Artist Michel M. Showcases 70 Provocative Drawings at Wilhelm Morgner Museum
Sayart
sayart2022@gmail.com | 2025-09-10 03:56:50
The Wilhelm Morgner Museum in Soest, Germany is preparing to unveil an extraordinary and deeply personal exhibition featuring approximately 70 drawings by local artist Michel M. The exhibition, titled "Indefinite Truthing," will showcase four decades of the artist's work spanning from 1984 to 2025, offering visitors a journey through provocative, surreal, and often disturbing artistic expressions.
The exhibition's title itself requires careful consideration, as "truthing" is used as a verb rather than a noun, reflecting the artist's commitment to revealing honest perspectives behind societal facades. Michel M.'s collection consists entirely of DIN A4 format drawings created with graphite in various strengths and tones. The artist expresses his preference for grayscale palettes and lines ranging from delicate to bold, allowing him to convey deep meaning through the contrast and depth achieved in black and white compositions.
"I'm making myself naked," Michel M. explains about his work, emphasizing the intensely personal nature of the exhibition. His drawings feature motifs that are alternately bizarre, provocative, ruthlessly honest, and sometimes deeply unsettling. Museum director Michael Stockhausen attempts to categorize the work as having surreal influences while belonging more to fantastic art or a form of fantastic realism. The pieces invite viewers to look closely precisely because of their unconventional and challenging nature.
Many of the drawings require a second look to fully comprehend their meaning. Viewers often need to mentally rotate or extend the motifs to discover new perspectives and previously unnoticed elements within the compositions. The title piece, "Sleep Reason!", depicts a resting head on a plane, from which delicate lines form the contours of multiple faces. This motif evokes dreams and the empty mind that seems to abandon reason during sleep, while the brain continues to run uncontrollably at full speed.
Other works in the collection, including "Vaginal Path-Decision," "Friend Bowling," and "DEAD Birth," feature skeletal figures that appear as shadowy, sketched representations of beings experiencing or inflicting harm. The viewer's attention is drawn to genitalia, horrifying distorted faces, and horror creatures tearing apart animals. Additional figures and line work develop from these central images, causing the motifs to grow beyond the picture frame or leave empty spaces behind.
Michel M. describes his creative process as one where he allows his thoughts to flow freely with an initial idea in mind, deliberately switching off conscious control. This approach explains why he has titled his series "Automatic Drawings." According to museum director Stockhausen, these intimate thoughts and ideas that find their way onto paper are always searching for knowledge and the primordial, perfectly capturing the essence of "truthing."

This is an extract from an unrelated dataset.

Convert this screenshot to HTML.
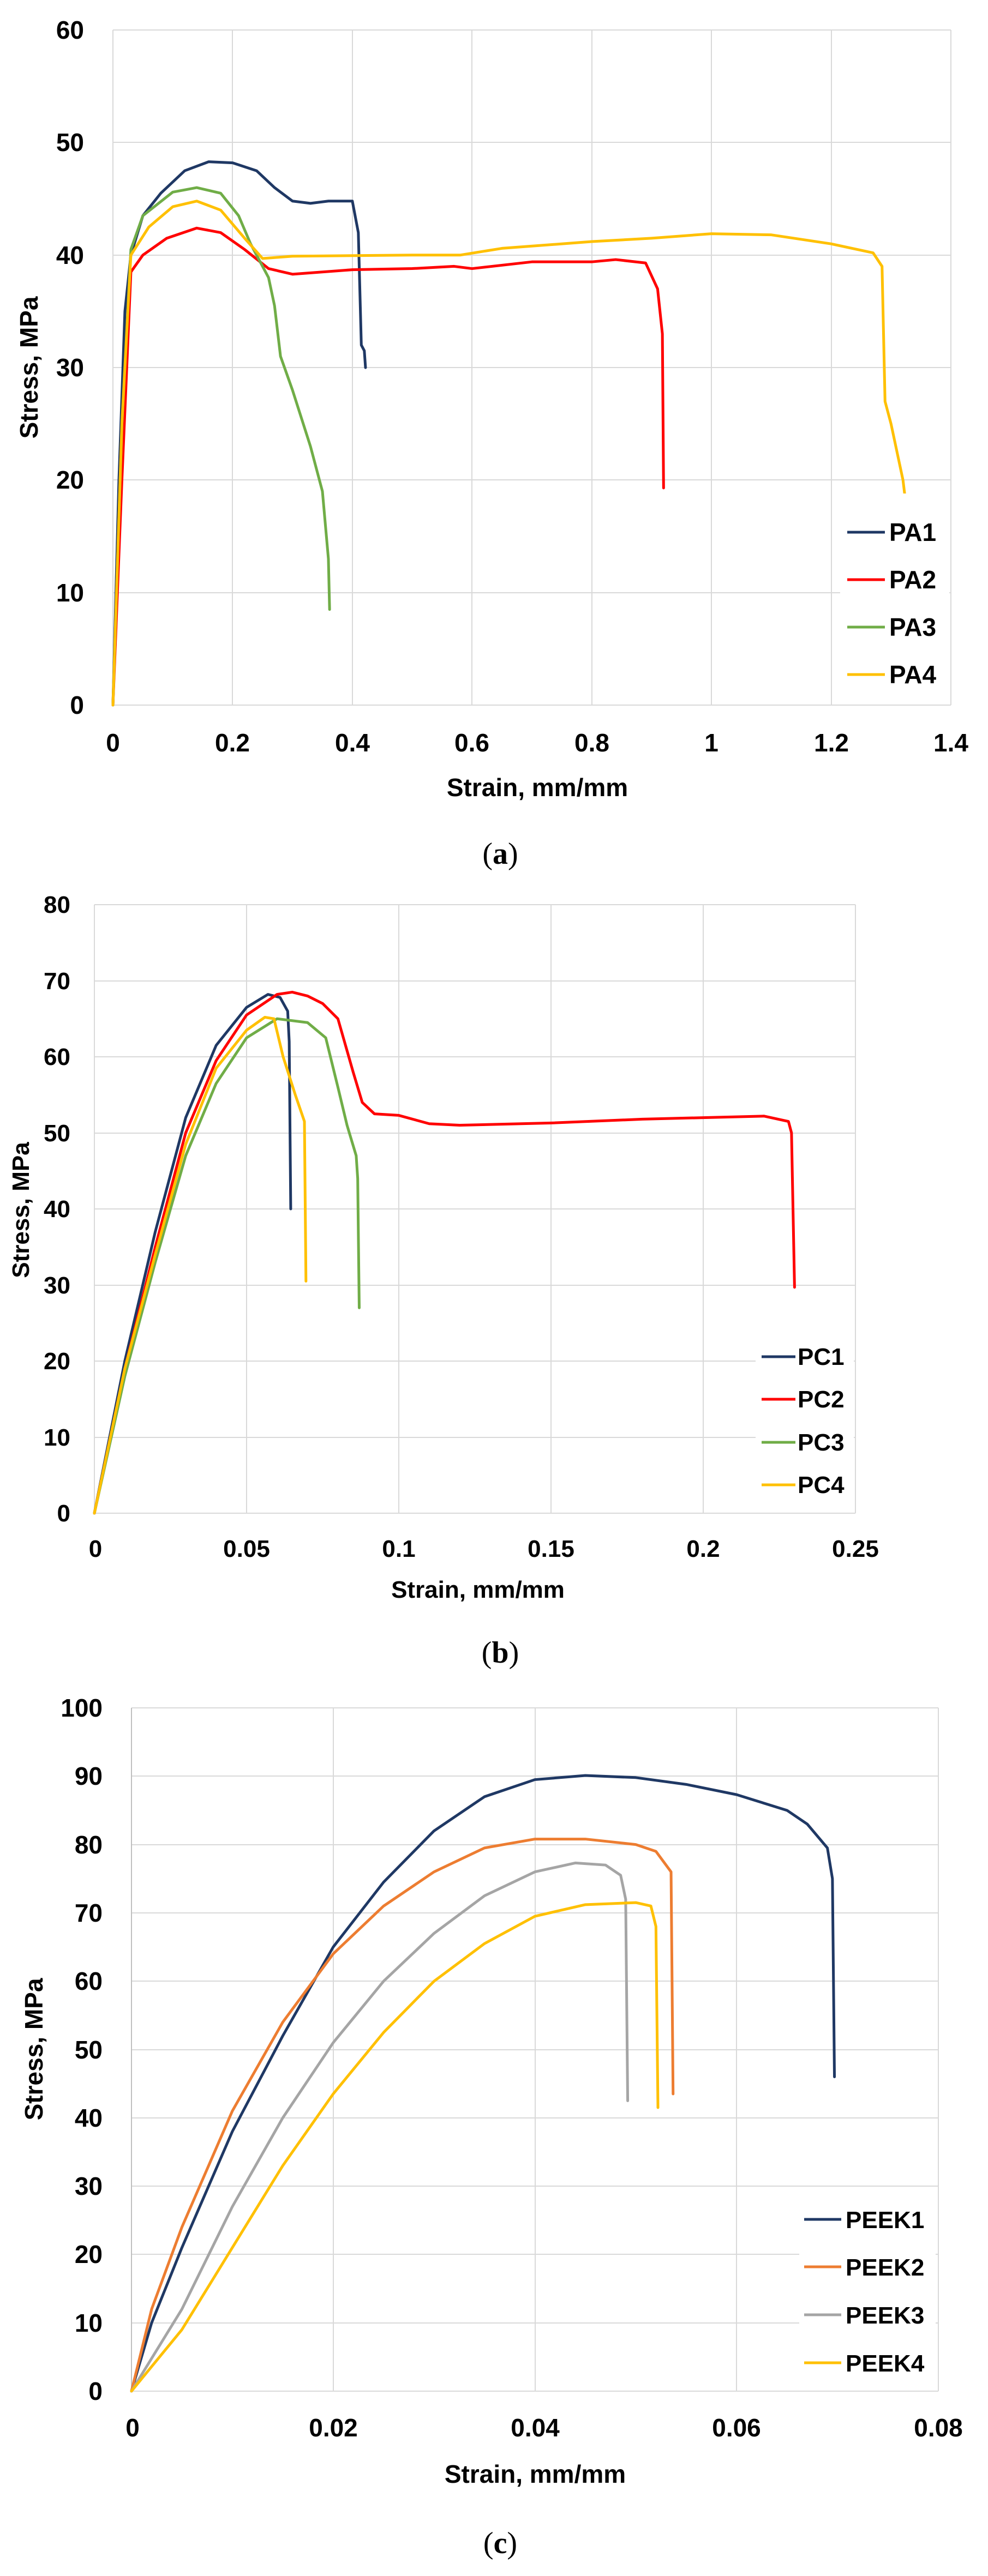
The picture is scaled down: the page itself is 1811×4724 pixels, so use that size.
<!DOCTYPE html>
<html><head><meta charset="utf-8"><style>
html,body{margin:0;padding:0;background:#fff;}
svg{display:block;}
.t{font-family:"Liberation Sans",Arial,sans-serif;font-weight:bold;fill:#000;}
.s{font-family:"Liberation Serif",serif;fill:#000;}
.g{stroke:#d9d9d9;stroke-width:2;fill:none;}
.c{fill:none;stroke-width:5;stroke-linejoin:round;stroke-linecap:round;vector-effect:non-scaling-stroke;}
</style></head><body>
<svg width="1811" height="4724" viewBox="0 0 1811 4724" xmlns="http://www.w3.org/2000/svg">
<rect width="1811" height="4724" fill="#fff"/>

<!-- ===== Chart A ===== -->
<g class="g">
<line x1="207" y1="55" x2="1743" y2="55"/><line x1="207" y1="261" x2="1743" y2="261"/><line x1="207" y1="468" x2="1743" y2="468"/><line x1="207" y1="674" x2="1743" y2="674"/><line x1="207" y1="880" x2="1743" y2="880"/><line x1="207" y1="1087" x2="1743" y2="1087"/><line x1="207" y1="1293" x2="1743" y2="1293"/>
<line x1="207" y1="55" x2="207" y2="1293"/><line x1="426" y1="55" x2="426" y2="1293"/><line x1="646" y1="55" x2="646" y2="1293"/><line x1="865" y1="55" x2="865" y2="1293"/><line x1="1085" y1="55" x2="1085" y2="1293"/><line x1="1304" y1="55" x2="1304" y2="1293"/><line x1="1524" y1="55" x2="1524" y2="1293"/><line x1="1743" y1="55" x2="1743" y2="1293"/>
</g>
<g class="t" font-size="46" text-anchor="end">
<text x="154" y="71">60</text><text x="154" y="277">50</text><text x="154" y="484">40</text><text x="154" y="690">30</text><text x="154" y="896">20</text><text x="154" y="1103">10</text><text x="154" y="1309">0</text>
</g>
<g class="t" font-size="46" text-anchor="middle">
<text x="207" y="1378">0</text><text x="426" y="1378">0.2</text><text x="646" y="1378">0.4</text><text x="865" y="1378">0.6</text><text x="1085" y="1378">0.8</text><text x="1304" y="1378">1</text><text x="1524" y="1378">1.2</text><text x="1743" y="1378">1.4</text>
<text x="985" y="1460">Strain, mm/mm</text>
<text transform="translate(69,674) rotate(-90)">Stress, MPa</text>
</g>
<g transform="translate(207,1293) scale(1097.1,-20.63)">
<polyline class="c" stroke="#1f3864" points="0,0 0.01,20 0.02,35 0.03,40 0.05,43.5 0.08,45.5 0.12,47.5 0.16,48.3 0.2,48.2 0.24,47.5 0.27,46 0.3,44.8 0.33,44.6 0.36,44.8 0.4,44.8 0.41,42 0.415,32 0.42,31.5 0.422,30"/>
<polyline class="c" stroke="#ff0000" points="0,0 0.015,20 0.03,38.5 0.05,40 0.09,41.5 0.14,42.4 0.18,42 0.22,40.5 0.26,38.8 0.3,38.3 0.4,38.7 0.5,38.8 0.57,39 0.6,38.8 0.7,39.4 0.8,39.4 0.84,39.6 0.89,39.3 0.91,37 0.918,33 0.92,19.3"/>
<polyline class="c" stroke="#70ad47" points="0,0 0.015,25 0.03,40.5 0.05,43.5 0.1,45.6 0.14,46 0.18,45.5 0.21,43.5 0.23,41 0.26,38 0.27,35.5 0.28,31 0.3,28 0.33,23 0.35,19 0.36,13 0.362,8.5"/>
<polyline class="c" stroke="#ffc000" points="0,0 0.015,25 0.03,40 0.06,42.5 0.1,44.3 0.14,44.8 0.18,44 0.22,41.5 0.25,39.7 0.3,39.9 0.5,40 0.58,40 0.65,40.6 0.8,41.2 0.9,41.5 1,41.9 1.1,41.8 1.2,41 1.27,40.2 1.285,39 1.29,27 1.3,25 1.32,20 1.325,17.8"/>
</g>
<rect x="1540" y="905" width="200" height="370" fill="#fff"/>
<g stroke-width="5"><line x1="1553" y1="976" x2="1622" y2="976" stroke="#1f3864"/><line x1="1553" y1="1063" x2="1622" y2="1063" stroke="#ff0000"/><line x1="1553" y1="1150" x2="1622" y2="1150" stroke="#70ad47"/><line x1="1553" y1="1237" x2="1622" y2="1237" stroke="#ffc000"/></g>
<g class="t" font-size="46"><text x="1630" y="992">PA1</text><text x="1630" y="1079">PA2</text><text x="1630" y="1166">PA3</text><text x="1630" y="1253">PA4</text></g>
<text class="s" x="917" y="1584" font-size="56" text-anchor="middle">(<tspan font-weight="bold">a</tspan>)</text>

<!-- ===== Chart B ===== -->
<g class="g">
<line x1="173" y1="1659" x2="1568" y2="1659"/><line x1="173" y1="1799" x2="1568" y2="1799"/><line x1="173" y1="1938" x2="1568" y2="1938"/><line x1="173" y1="2078" x2="1568" y2="2078"/><line x1="173" y1="2217" x2="1568" y2="2217"/><line x1="173" y1="2357" x2="1568" y2="2357"/><line x1="173" y1="2496" x2="1568" y2="2496"/><line x1="173" y1="2636" x2="1568" y2="2636"/><line x1="173" y1="2775" x2="1568" y2="2775"/>
<line x1="173" y1="1659" x2="173" y2="2775"/><line x1="452" y1="1659" x2="452" y2="2775"/><line x1="731" y1="1659" x2="731" y2="2775"/><line x1="1010" y1="1659" x2="1010" y2="2775"/><line x1="1289" y1="1659" x2="1289" y2="2775"/><line x1="1568" y1="1659" x2="1568" y2="2775"/>
</g>
<g class="t" font-size="44" text-anchor="end">
<text x="129" y="1674">80</text><text x="129" y="1814">70</text><text x="129" y="1953">60</text><text x="129" y="2093">50</text><text x="129" y="2232">40</text><text x="129" y="2372">30</text><text x="129" y="2511">20</text><text x="129" y="2651">10</text><text x="129" y="2790">0</text>
</g>
<g class="t" font-size="44" text-anchor="middle">
<text x="175" y="2855">0</text><text x="452" y="2855">0.05</text><text x="731" y="2855">0.1</text><text x="1010" y="2855">0.15</text><text x="1289" y="2855">0.2</text><text x="1568" y="2855">0.25</text>
<text x="876" y="2930">Strain, mm/mm</text>
<text transform="translate(53,2219) rotate(-90)">Stress, MPa</text>
</g>
<g transform="translate(173,2775) scale(5580,-13.95)">
<polyline class="c" stroke="#1f3864" points="0,0 0.01,20 0.02,37 0.03,52 0.04,61.5 0.05,66.5 0.057,68.2 0.061,67.8 0.0635,66 0.064,62 0.0645,40"/>
<polyline class="c" stroke="#ff0000" points="0,0 0.01,19 0.02,35 0.03,50 0.04,59.5 0.05,65.5 0.06,68.2 0.065,68.5 0.07,68 0.075,67 0.08,65 0.085,58 0.088,54 0.092,52.5 0.1,52.3 0.11,51.2 0.12,51 0.15,51.3 0.18,51.8 0.2,52 0.22,52.2 0.228,51.5 0.229,50 0.23,29.7"/>
<polyline class="c" stroke="#70ad47" points="0,0 0.01,18 0.02,33 0.03,47 0.04,56.5 0.05,62.5 0.06,65 0.07,64.5 0.076,62.5 0.08,56 0.083,51 0.086,47 0.0865,44 0.087,27"/>
<polyline class="c" stroke="#ffc000" points="0,0 0.01,19 0.02,34 0.03,48.5 0.04,58.5 0.05,63.5 0.056,65.2 0.059,65 0.062,60 0.066,55 0.069,51.5 0.0695,30.5"/>
</g>
<rect x="1385" y="2450" width="180" height="310" fill="#fff"/>
<g stroke-width="5"><line x1="1396" y1="2488" x2="1458" y2="2488" stroke="#1f3864"/><line x1="1396" y1="2566" x2="1458" y2="2566" stroke="#ff0000"/><line x1="1396" y1="2645" x2="1458" y2="2645" stroke="#70ad47"/><line x1="1396" y1="2723" x2="1458" y2="2723" stroke="#ffc000"/></g>
<g class="t" font-size="44"><text x="1462" y="2503">PC1</text><text x="1462" y="2581">PC2</text><text x="1462" y="2660">PC3</text><text x="1462" y="2738">PC4</text></g>
<text class="s" x="917" y="3049" font-size="56" text-anchor="middle">(<tspan font-weight="bold">b</tspan>)</text>

<!-- ===== Chart C ===== -->
<g class="g">
<line x1="241" y1="3132" x2="1720" y2="3132"/><line x1="241" y1="3257" x2="1720" y2="3257"/><line x1="241" y1="3383" x2="1720" y2="3383"/><line x1="241" y1="3508" x2="1720" y2="3508"/><line x1="241" y1="3633" x2="1720" y2="3633"/><line x1="241" y1="3759" x2="1720" y2="3759"/><line x1="241" y1="3884" x2="1720" y2="3884"/><line x1="241" y1="4009" x2="1720" y2="4009"/><line x1="241" y1="4134" x2="1720" y2="4134"/><line x1="241" y1="4260" x2="1720" y2="4260"/><line x1="241" y1="4385" x2="1720" y2="4385"/>
<line x1="611" y1="3132" x2="611" y2="4385"/><line x1="981" y1="3132" x2="981" y2="4385"/><line x1="1350" y1="3132" x2="1350" y2="4385"/><line x1="1720" y1="3132" x2="1720" y2="4385"/>
<line x1="241" y1="3132" x2="241" y2="4385" stroke="#bfbfbf"/>
</g>
<g class="t" font-size="46" text-anchor="end">
<text x="188" y="3148">100</text><text x="188" y="3273">90</text><text x="188" y="3399">80</text><text x="188" y="3524">70</text><text x="188" y="3649">60</text><text x="188" y="3775">50</text><text x="188" y="3900">40</text><text x="188" y="4025">30</text><text x="188" y="4150">20</text><text x="188" y="4276">10</text><text x="188" y="4401">0</text>
</g>
<g class="t" font-size="46" text-anchor="middle">
<text x="243" y="4468">0</text><text x="611" y="4468">0.02</text><text x="981" y="4468">0.04</text><text x="1350" y="4468">0.06</text><text x="1720" y="4468">0.08</text>
<text x="981" y="4553">Strain, mm/mm</text>
<text transform="translate(78,3758) rotate(-90)">Stress, MPa</text>
</g>
<g transform="translate(241,4385) scale(18487,-12.53)">
<polyline class="c" stroke="#1f3864" points="0,0 0.002,10 0.005,21 0.01,38 0.015,52 0.02,65 0.025,74.5 0.03,82 0.035,87 0.04,89.5 0.045,90.1 0.05,89.8 0.055,88.8 0.06,87.3 0.065,85 0.067,83 0.069,79.5 0.0695,75 0.0697,46"/>
<polyline class="c" stroke="#ed7d31" points="0,0 0.002,12 0.005,24 0.01,41 0.015,54 0.02,64 0.025,71 0.03,76 0.035,79.5 0.04,80.8 0.045,80.8 0.05,80 0.052,79 0.0535,76 0.0537,43.5"/>
<polyline class="c" stroke="#a5a5a5" points="0,0 0.005,12 0.01,27 0.015,40 0.02,51 0.025,60 0.03,67 0.035,72.5 0.04,76 0.044,77.3 0.047,77 0.0485,75.5 0.049,72 0.0492,42.5"/>
<polyline class="c" stroke="#ffc000" points="0,0 0.005,9 0.01,21 0.015,33 0.02,43.5 0.025,52.5 0.03,60 0.035,65.5 0.04,69.5 0.045,71.2 0.05,71.5 0.0515,71 0.052,68 0.0522,41.5"/>
</g>
<rect x="1465" y="4030" width="250" height="340" fill="#fff"/>
<g stroke-width="5"><line x1="1474" y1="4070" x2="1542" y2="4070" stroke="#1f3864"/><line x1="1474" y1="4157" x2="1542" y2="4157" stroke="#ed7d31"/><line x1="1474" y1="4245" x2="1542" y2="4245" stroke="#a5a5a5"/><line x1="1474" y1="4333" x2="1542" y2="4333" stroke="#ffc000"/></g>
<g class="t" font-size="44"><text x="1550" y="4086">PEEK1</text><text x="1550" y="4173">PEEK2</text><text x="1550" y="4261">PEEK3</text><text x="1550" y="4349">PEEK4</text></g>
<text class="s" x="917" y="4682" font-size="56" text-anchor="middle">(<tspan font-weight="bold">c</tspan>)</text>
</svg>
</body></html>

The artist, who maintains a studio with the Echtoper Artist Community Graf Yorck, would have preferred to display 300 works but had to make careful selections for the exhibition. He chose pieces that, despite their full drawing impact, are sometimes more difficult to access and interpret. These works function as sociopolitical time documents that require patient observation to fully understand.
"Sometimes you have to look at the drawings as long as I spent creating them," Michel M. jokes, revealing his inspiration from artists like Horst Janssen while expressing little regard for Picasso but great appreciation for Hans Kaiser. Appropriately, his works will be displayed in the Hans Kaiser Hall. The artist emphasizes his desire to engage and reach his audience, to honestly negotiate subjects rather than hide them, viewing art as communication.
Michel M.'s decision to anonymize his name reflects his philosophy that art should focus on the subject matter rather than the personality behind it. Beyond his artistic practice, he actively advocates for his professional community through his engagement with the Professional Association of Visual Artists.
The exhibition "Indefinite Truthing" will open on Saturday, September 13, at 5 PM at the Wilhelm Morgner Museum. The opening ceremony will feature introductory remarks from Deputy Mayor Christiane Mackensen, Wolfgang Türk (Cultural Office Director from Warendorf), and Michael Stockhausen (Director of Soest Museums). The accompanying program includes an artist talk titled "Sleep Reason!" with Michel M. at 7 PM in the museum, followed by a museum tour with Dr. Martina Padberg, Director of the Ahlen Art Museum, on Tuesday, October 14, at 6 PM. A family day is scheduled for Sunday, November 2, from 11 AM to 5 PM, where visitors can work with pencils and colors in the museum. The exhibition will run through November 16, and a catalog will be published to accompany the show.